Pod koniec lektury pojawił się nieoczekiwany zwrot akcji, który wyjaśnił co tak naprawdę się stało. Zagadka została poprowadzona w sposób logiczny, a kolejne elementy układanki utworzyły jedną zgrabną całość.

Na skraju załamania jest to świetny thriller psychologiczny, który niesamowicie wciąga. Polecam.

niedziela, 1 marca 2020

Agnieszka Olejnik - Szukam właśnie Ciebie


Kilka lat temu zachwycałam się książką Agnieszki Olejnik Zabłądziłam. Nazwisko autorki zapadło mi w pamięci i gdy w ostatnim czasie przeglądałam książki w częstochowskiej księgarni, zauważyłam Szukam właśnie Ciebie. Postanowiłam zaryzykować i skusić się na przeczytanie tej lektury.

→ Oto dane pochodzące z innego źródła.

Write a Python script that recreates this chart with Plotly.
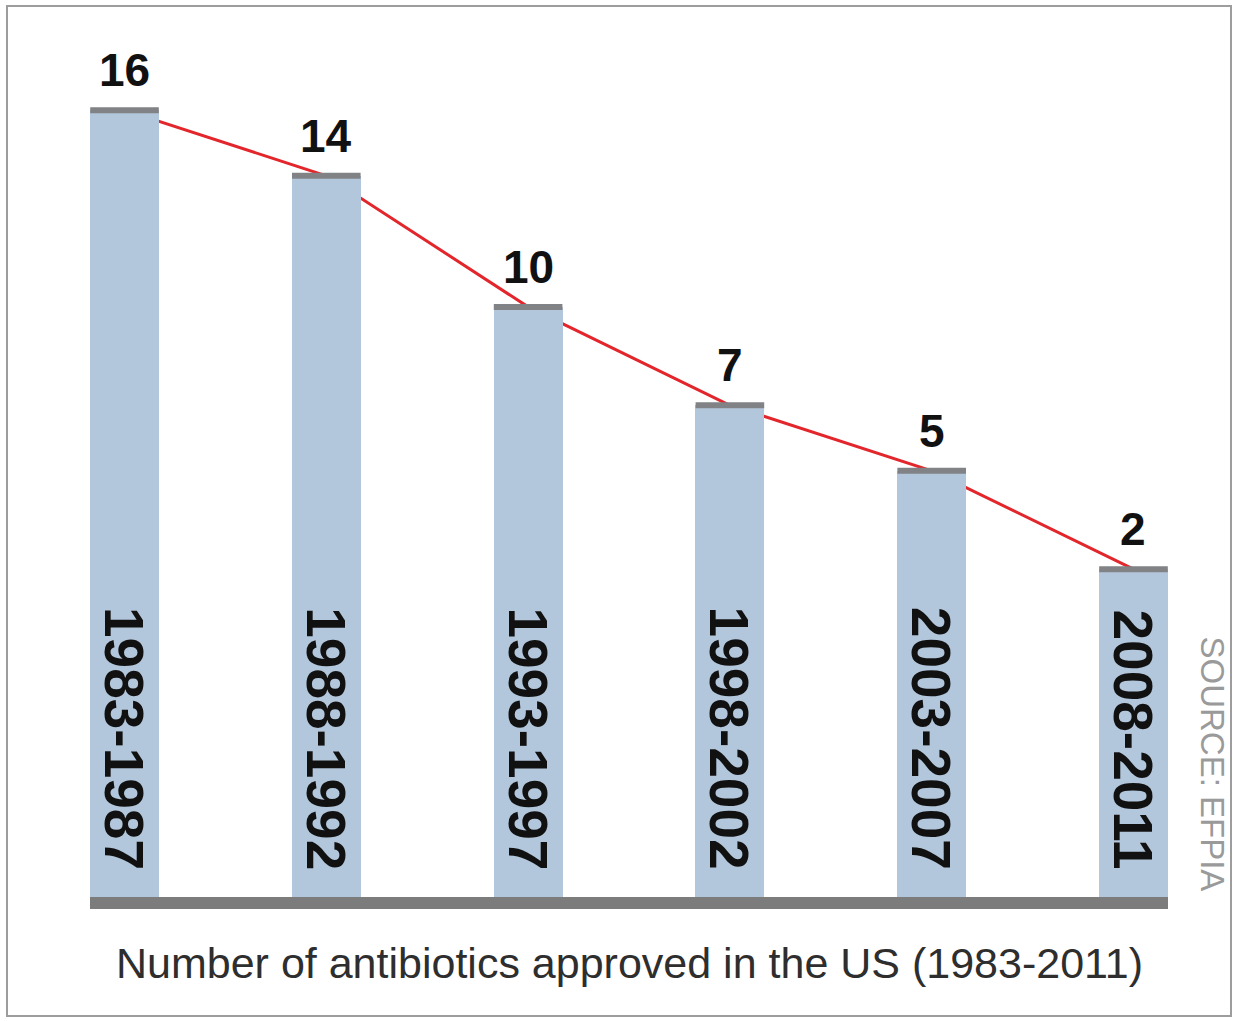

Główna bohaterka Olga początkowo wychowywała się w patologicznej rodzinie, później wraz z bratem zamieszkali w domu dziecka. Dziewczyna, gdy dorosła usamodzielniła się - jednakże dzieciństwo odcisnęło na niej piętno. Szybkie wejście w dorosłe życie, opieka nad młodszym bratem - bycie dla niego prawie matką, samotność, przywiązywanie do osób, które poświęciły jej trochę czasu - tak pokrótce można opisać losy dziewczyny.
Z kolei postać Oskara wprowadziła do treści ogromną nutę tajemniczości. Jego kreacja bardzo mi się spodobała.  Aby nie spojlerować nie zdradzę więcej. Do tej pory nie miałam okazji w książkach poznać tego typu bohatera. 

Największym plusem powieści jest dynamika akcji. Lubię powieści obyczajowe, w których coś dzieje, a treść nie jest zbyt przesłodzona. Bardzo trudno było mi się oderwać od lektury, gdy musiałam iść spać. Treść niesamowicie wciąga, a śledzenie losów Olgi i Oskara na tyle mocno mnie zainteresowało, że całą książkę pochłonęłam w szybkim czasie. Nie wiało nudą. Poza tym wydarzenia poznajemy zarówno z perspektywy Olgi jak i Oskara w narracji pierwszoosobowej, z małym dodatkiem oczyma innej postaci.

Mocną stroną książki jest finał.  Nie takiego zakończenia się spodziewałam. Autorka  poprzez Szukam właśnie Ciebie opowiada o wydarzeniach, o których nie mówi się głośno. Często są skrywane głęboko w jednostce i niosą za sobą konsekwencje.

Polecam! :) Szczególnie za niekonwencjonalne wątki oraz za niebanalność treści.